The oxen lie beside the road their bodies baked in mud
And fat flies chew out their eyes then bathe themselves in blood
And superheroes fill the skies, tally sheets in hand
Yes, keeping score in times of war takes a superman
The junk crawls past hidden death its cargo shakes inside
And soldier children hold their breath and kill them as they hide
And those who took so long to learn the subtle ways of death
Lie and bleed in paddy mud with questions on their breath
And we send prayers and praises.

Country Joe & the Fish – Opher’s World pays tribute to genius.

country-joe-front
At the dawn of the West Coast Acid Rock the bands came flooding out of San Francisco and Los Angeles. Activated by the social poetry of Bob Dylan and others a generation of young people had been awoken and burgeoning alternative Hippie communities had sprung up and flourished in a number of American cities. These young people had dropped out and formed their own creative communities, supporting each other and espousing their own values of peace, love, sharing and equality. They rejected the capitalist rat-race and were seeking something more fulfilling and meaningful. They were not turned on by the dream of a house in suburbia and the acquisition of money. They believed that there had to be more fun and purpose to life; that life was about community. They stood for political involvement, anti-war principles, civil rights and equality. With their long hair, bright colours and peace signs they made it clear that they opposed the principles of the society they had divorced themselves from.

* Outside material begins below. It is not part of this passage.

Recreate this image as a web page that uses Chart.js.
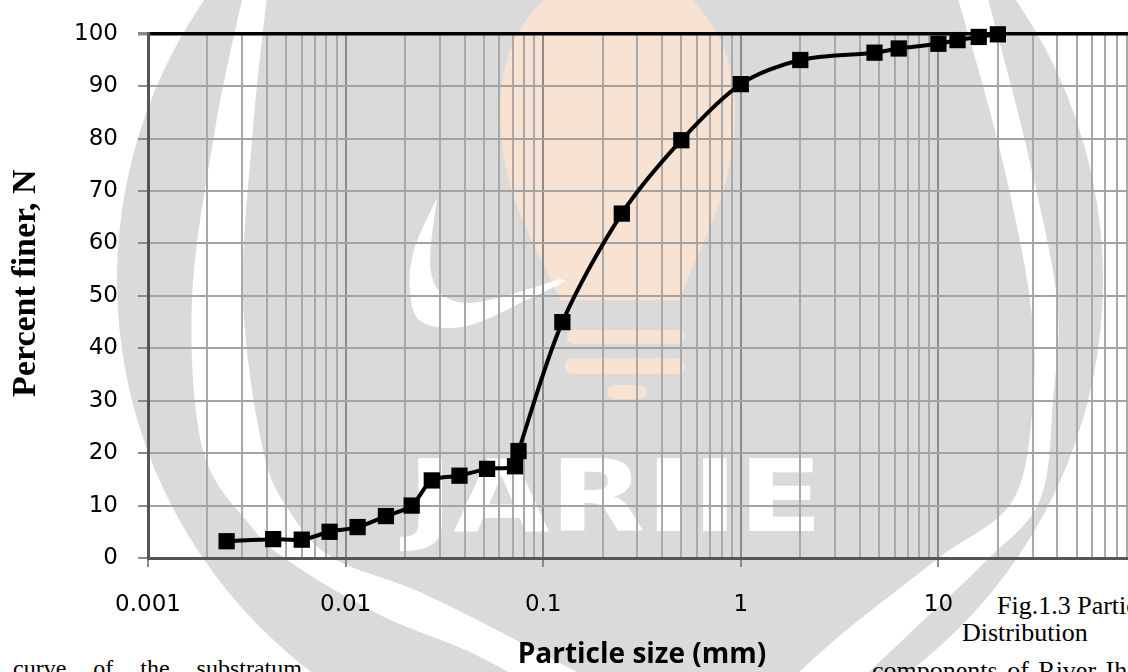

The San Francisco alternative community gave rise to a number of great Rock Bands including Jefferson Airplane, Grateful Dead, Quicksilver Messenger Service and Big Brother and the Holding Company, but my favourite band was always Country Joe and the Fish.
The scene was centred around Haight Asbury with clubs like Bill Grahame’s Fillmore West, Avalon Ballroom, Longshoreman’s hall, Winterland and the Carousel. There were ‘happenings’ in the Golden Gate Park where the ‘tribes’ would come together to reassert their apartness.

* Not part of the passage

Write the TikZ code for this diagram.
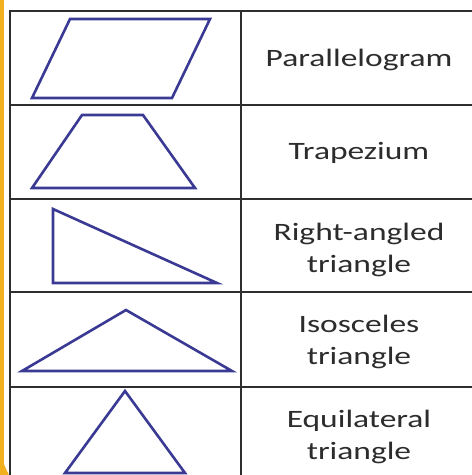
\documentclass[tikz,border=0pt]{standalone}
\usepackage{fontspec}
\setmainfont{Carlito}
\definecolor{shapeblue}{HTML}{3A3A94}
\definecolor{gridgrey}{HTML}{2E2E2E}
\definecolor{textgrey}{HTML}{2C2C2C}
\definecolor{edgeorange}{HTML}{F2B01E}
\tikzset{
  outline/.style={draw=shapeblue, line width=2.6pt, line join=miter},
  gridline/.style={draw=gridgrey, line width=2pt},
  shapename/.style={text=textgrey, align=center, xscale=1.34,
    font=\fontsize{25}{32}\selectfont}
}
\begin{document}
\begin{tikzpicture}[x=1pt, y=-1pt]
  \useasboundingbox (0,0) rectangle (472,475);
  \fill[white] (0,0) rectangle (472,475);

  % -- Orange edge --
  \fill[edgeorange] (0,0) rectangle (4,475);
  \fill[edgeorange] (0,450) .. controls (4,465) .. (9,475) -- (0,475) -- cycle;

  % -- Table grid --
  \draw[gridline] (10,11) -- (472,11);
  \draw[gridline] (10,105) -- (472,105);
  \draw[gridline] (10,199) -- (472,199);
  \draw[gridline] (10,292) -- (472,292);
  \draw[gridline] (10,387) -- (472,387);
  \draw[gridline, line width=2.6pt] (10,10) -- (10,475);
  \draw[gridline] (241,11) -- (241,475);

  % -- Shapes --
  \draw[outline] (70,19) -- (210,19) -- (172,98) -- (32,98) -- cycle;
  \draw[outline] (82,115) -- (143,115) -- (195,188) -- (32,188) -- cycle;
  \draw[outline] (53,209) -- (53,283) -- (217,283) -- cycle;
  \draw[outline] (126,310) -- (232,371) -- (22,371) -- cycle;
  \draw[outline] (125,391) -- (185,473) -- (65,473) -- cycle;

  % -- Names --
  \node[shapename] (parallelogram) at (359,60) {Parallelogram};
  \node[shapename] (trapezium) at (359,153) {Trapezium};
  \node[shapename] (rightangled) at (359,250) {Right-angled\\triangle};
  \node[shapename] (isosceles) at (359,342) {Isosceles\\triangle};
  \node[shapename] (equilateral) at (359,437) {Equilateral\\triangle};

\end{tikzpicture}
\end{document}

I fell in love with Country Joe and the Fish from the moment I heard that new guitar sound created by Barry Melton. That was confirmed when Country Joe’s crystal clear voice soared in. What was even more of a clincher was the political stance of a number of their songs.
They were the most overtly political of the West Coast Bands with songs about the Vietnam War, the H-Bomb and disparaging ditties about Nixon and LBJ. My type of band! They also produced these ethereal trippy numbers around Cohen’s organ sound that were paeans to acid.
Country Joe and the Fish were the most extreme of the West Coast groups. Those first few albums were the epitome of Acid Rock.